After the introduction, the theme runs away and takes on many journeys: as an impressionist-style dreamy flute solo (representing longing, curiosity, and wonder), as a post-romantic-style fragmentation that wanders around the ensemble and finds its way into being a brief violin duet (representing struggle, frustration, and hardships); the consequent idea is heard only once after this, as an even faster chromatic sequence in solo celesta, before the penultimate statement of the theme is presented as a tutti rising sequence (representing triumph, passion, and adoration).
Finally, the piece is brought to a close with a final statement of the theme in D-flat Major, developed as a quasi-aleatoric solo in the celesta (representing calm, maturity, and security).
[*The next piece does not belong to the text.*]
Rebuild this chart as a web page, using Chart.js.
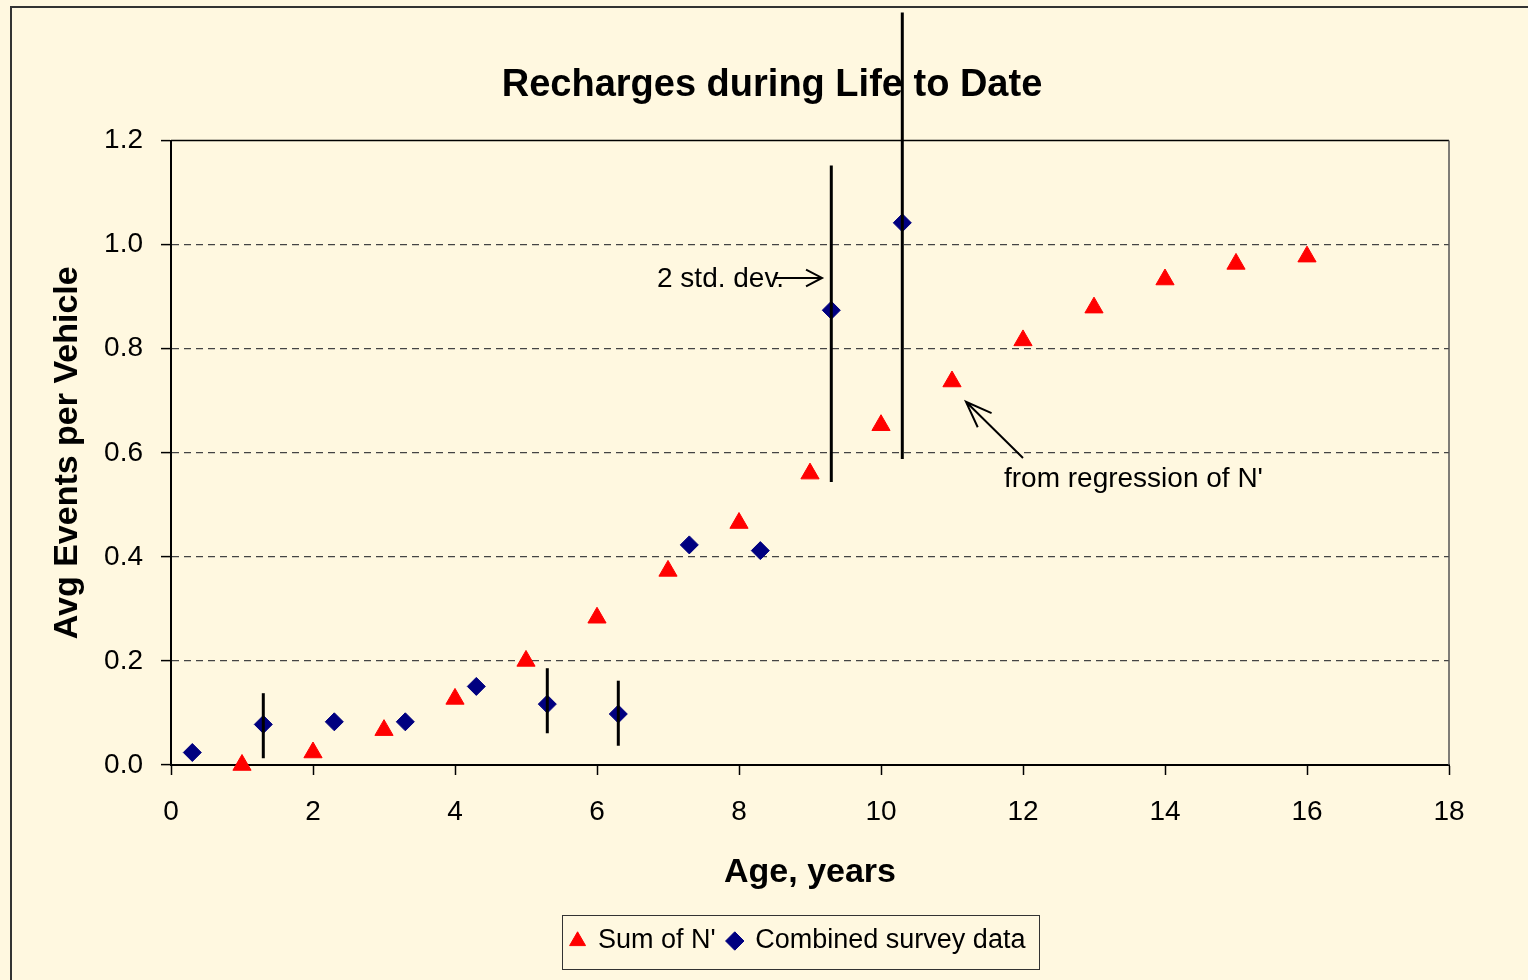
<!DOCTYPE html>
<html>
<head>
<meta charset="utf-8">
<title>Recharges during Life to Date</title>
<script src="https://cdn.jsdelivr.net/npm/chart.js@4/dist/chart.umd.min.js"></script>
<style>
  html, body { margin: 0; padding: 0; background: #FFF8E0; }
  canvas { display: block; }
</style>
</head>
<body>
<canvas id="chart" width="1528" height="980"></canvas>
<script>
// ===========================================================================
// DATA
// ===========================================================================

// "Sum of N'" - one value per year of age
const sumAges   = [1, 2, 3, 4, 5, 6, 7, 8, 9, 10, 11, 12, 13, 14, 15, 16];
const sumValues = [0.0, 0.024, 0.067, 0.127, 0.2, 0.283, 0.373, 0.465, 0.56,
                   0.653, 0.737, 0.816, 0.879, 0.933, 0.963, 0.977];

// "Combined survey data" - sits 0.3 years past each whole year
const surveyAges   = [0.3, 1.3, 2.3, 3.3, 4.3, 5.3, 6.3, 7.3, 8.3, 9.3, 10.3];
const surveyValues = [0.024, 0.078, 0.083, 0.083, 0.151, 0.117, 0.098,
                      0.423, 0.412, 0.874, 1.042];

// 2 std. dev. bars on some survey points (null = no bar)
const surveyErrHigh = [null, 0.138, null, null, null, 0.186, 0.162, null, null, 1.152, 1.446];
const surveyErrLow  = [null, 0.013, null, null, null, 0.061, 0.037, null, null, 0.544, 0.588];

// Axis ticks
const xTickValues = [0, 2, 4, 6, 8, 10, 12, 14, 16, 18];
const xTickLabels = ["0", "2", "4", "6", "8", "10", "12", "14", "16", "18"];
const yTickValues = [0, 0.2, 0.4, 0.6, 0.8, 1.0, 1.2];
const yTickLabels = ["0.0", "0.2", "0.4", "0.6", "0.8", "1.0", "1.2"];

// Text notes with their arrows, placed in data units
const notes = [
  { text: "2 std. dev.", x: 6.845, y: 0.934,
    from: [8.507, 0.936], to: [9.169, 0.936], head: 18, spread: 0.48 },
  { text: "from regression of N'", x: 11.732, y: 0.549,
    from: [12.0, 0.59], to: [11.197, 0.698], head: 28, spread: 0.36 },
];

// ===========================================================================
// LOOK
// ===========================================================================
const BG = "#FFF8E0";
const FONT = "'Liberation Sans', Arial, sans-serif";
Chart.defaults.font.family = FONT;
Chart.defaults.color = "#000";

// ===========================================================================
// PLUGINS (background frame, plot border, error bars, notes, legend box)
// ===========================================================================

const backgroundPlugin = {
  id: "backgroundFrame",
  beforeDraw(chart) {
    const ctx = chart.ctx;
    ctx.save();
    ctx.fillStyle = BG;
    ctx.fillRect(0, 0, chart.width, chart.height);
    // outer chart frame runs off the right and bottom edges
    ctx.strokeStyle = "#333";
    ctx.lineWidth = 2;
    ctx.strokeRect(11, 7, chart.width + 50, chart.height + 50);
    ctx.restore();
  },
};

const plotBorderPlugin = {
  id: "plotBorder",
  afterDraw(chart) {
    const { ctx, chartArea: a } = chart;
    ctx.save();
    ctx.lineWidth = 1.5;
    ctx.strokeStyle = "#000";
    ctx.beginPath();
    ctx.moveTo(a.left, a.top);
    ctx.lineTo(a.right, a.top);
    ctx.stroke();
    ctx.strokeStyle = "#555";
    ctx.beginPath();
    ctx.moveTo(a.right, a.top);
    ctx.lineTo(a.right, a.bottom);
    ctx.stroke();
    ctx.restore();
  },
};

const errorBarPlugin = {
  id: "errorBars",
  afterDatasetsDraw(chart) {
    const { ctx, scales } = chart;
    ctx.save();
    ctx.strokeStyle = "#000";
    ctx.lineWidth = 3;
    surveyAges.forEach((age, i) => {
      if (surveyErrHigh[i] == null) return;
      const x = scales.x.getPixelForValue(age);
      ctx.beginPath();
      ctx.moveTo(x, scales.y.getPixelForValue(surveyErrHigh[i]));
      ctx.lineTo(x, scales.y.getPixelForValue(surveyErrLow[i]));
      ctx.stroke();
    });
    ctx.restore();
  },
};

const notesPlugin = {
  id: "notes",
  afterDraw(chart) {
    const { ctx, scales } = chart;
    const px = (v) => scales.x.getPixelForValue(v);
    const py = (v) => scales.y.getPixelForValue(v);
    ctx.save();
    ctx.fillStyle = "#000";
    ctx.strokeStyle = "#000";
    ctx.lineWidth = 2;
    ctx.font = "28px " + FONT;
    ctx.textBaseline = "middle";
    notes.forEach((n) => {
      ctx.fillText(n.text, px(n.x), py(n.y));
      const x1 = px(n.from[0]), y1 = py(n.from[1]);
      const x2 = px(n.to[0]), y2 = py(n.to[1]);
      const ang = Math.atan2(y1 - y2, x1 - x2);
      ctx.beginPath();
      ctx.moveTo(x1, y1);
      ctx.lineTo(x2, y2);
      ctx.moveTo(x2 + n.head * Math.cos(ang - n.spread), y2 + n.head * Math.sin(ang - n.spread));
      ctx.lineTo(x2, y2);
      ctx.lineTo(x2 + n.head * Math.cos(ang + n.spread), y2 + n.head * Math.sin(ang + n.spread));
      ctx.stroke();
    });
    ctx.restore();
  },
};

const legendBoxPlugin = {
  id: "legendBox",
  // Excel put the legend a little left of the plot centre
  afterLayout(chart) {
    if (!chart.legend) return;
    chart.legend.left -= 12;
    chart.legend.right -= 12;
  },
  afterDraw(chart) {
    const boxes = chart.legend && chart.legend.legendHitBoxes;
    if (!boxes || !boxes.length) return;
    const first = boxes[0];
    const last = boxes[boxes.length - 1];
    const left = first.left - 9;
    const right = last.left + last.width + 13;
    const top = first.top - 13;
    const bottom = first.top + first.height + 14;
    const ctx = chart.ctx;
    ctx.save();
    ctx.strokeStyle = "#333";
    ctx.lineWidth = 1;
    ctx.strokeRect(Math.round(left) + 0.5, Math.round(top) + 0.5,
                   Math.round(right - left), Math.round(bottom - top));
    ctx.restore();
  },
};

// ===========================================================================
// CHART
// ===========================================================================

const sumPoints = sumAges.map((x, i) => ({ x: x, y: sumValues[i] }));
const surveyPoints = surveyAges.map((x, i) => ({ x: x, y: surveyValues[i] }));

new Chart(document.getElementById("chart"), {
  type: "scatter",
  data: {
    datasets: [
      {
        label: "Sum of N'",
        data: sumPoints,
        pointStyle: "triangle",
        pointRadius: 10.5,
        pointHoverRadius: 10.5,
        backgroundColor: "#FF0000",
        borderColor: "#FF0000",
        borderWidth: 1,
        clip: false,
      },
      {
        label: "Combined survey data",
        data: surveyPoints,
        pointStyle: "rectRot",
        pointRadius: 9,
        pointHoverRadius: 9,
        backgroundColor: "#000080",
        borderColor: "#000080",
        borderWidth: 1,
        clip: false,
      },
    ],
  },
  options: {
    responsive: false,
    animation: false,
    layout: { padding: { top: 36, left: 42, right: 26, bottom: 15.5 } },
    plugins: {
      tooltip: { enabled: false },
      title: {
        display: true,
        text: "Recharges during Life to Date",
        color: "#000",
        font: { size: 38, weight: "bold" },
        padding: { top: 27, bottom: 32 },
      },
      legend: {
        position: "bottom",
        fullSize: false,
        labels: {
          usePointStyle: true,
          boxWidth: 14,
          boxHeight: 13,
          padding: 12,
          color: "#000",
          font: { size: 27 },
        },
      },
    },
    scales: {
      x: {
        type: "linear",
        min: 0,
        max: 18,
        afterFit: (s) => { s.height = 150.5; },
        afterBuildTicks: (s) => { s.ticks = xTickValues.map((v) => ({ value: v })); },
        ticks: {
          padding: 20,
          color: "#000",
          font: { size: 28 },
          maxRotation: 0,
          callback: (v, i) => xTickLabels[i],
        },
        grid: {
          drawOnChartArea: false,
          drawTicks: true,
          tickLength: 10,
          tickColor: "#000",
          tickWidth: 1.5,
        },
        border: { display: true, color: "#000", width: 2 },
        title: {
          display: true,
          text: "Age, years",
          color: "#000",
          font: { size: 34, weight: "bold" },
          padding: { top: 0, bottom: 22 },
        },
      },
      y: {
        type: "linear",
        min: 0,
        max: 1.2,
        afterFit: (s) => { s.width = 129; },
        afterBuildTicks: (s) => { s.ticks = yTickValues.map((v) => ({ value: v })); },
        ticks: {
          padding: 18,
          color: "#000",
          font: { size: 28 },
          callback: (v, i) => yTickLabels[i],
        },
        grid: {
          color: (c) => (c.tick && (c.tick.value === 0 || c.tick.value === 1.2)
            ? "rgba(0,0,0,0)" : "#444444"),
          lineWidth: 1.2,
          drawTicks: true,
          tickLength: 10,
          tickColor: "#000",
          tickWidth: 1.5,
          tickBorderDash: [],
        },
        // in Chart.js v4 the grid line dash lives under border
        border: { display: true, color: "#000", width: 2, dash: [7, 5] },
        title: {
          display: true,
          text: "Avg Events per Vehicle",
          color: "#000",
          font: { size: 34, weight: "bold" },
          padding: { top: 5, bottom: 0 },
        },
      },
      // empty right-hand axis, only to keep the plot area off the right edge
      yRight: {
        type: "linear",
        position: "right",
        afterFit: (s) => { s.width = 53; },
        ticks: { display: false },
        grid: { display: false },
        border: { display: false },
      },
    },
  },
  plugins: [backgroundPlugin, errorBarPlugin, plotBorderPlugin, notesPlugin, legendBoxPlugin],
});
</script>
</body>
</html>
The change in the consequent idea (becoming faster each time) is to represent that as love matures, it can become harder to follow, endures more hardships, and requires being much more discerning every time we approach it—and in this case, listen for it—as it is easy to feel as though it is “running away.” D-flat is my favorite key, a key that feels like home, encapsulates what I hear when I think of romantic love, and never ceases to bring me comfort. Synesthetically, Db-flat also brings me hues of purple, my favorite color—I chose to end the piece in D-flat as to hopefully leave the listener in a similar atmosphere. The former title of this piece was “as we mature, together,” and though I ultimately found this title to be too literalist, the relevance is still worth mentioning.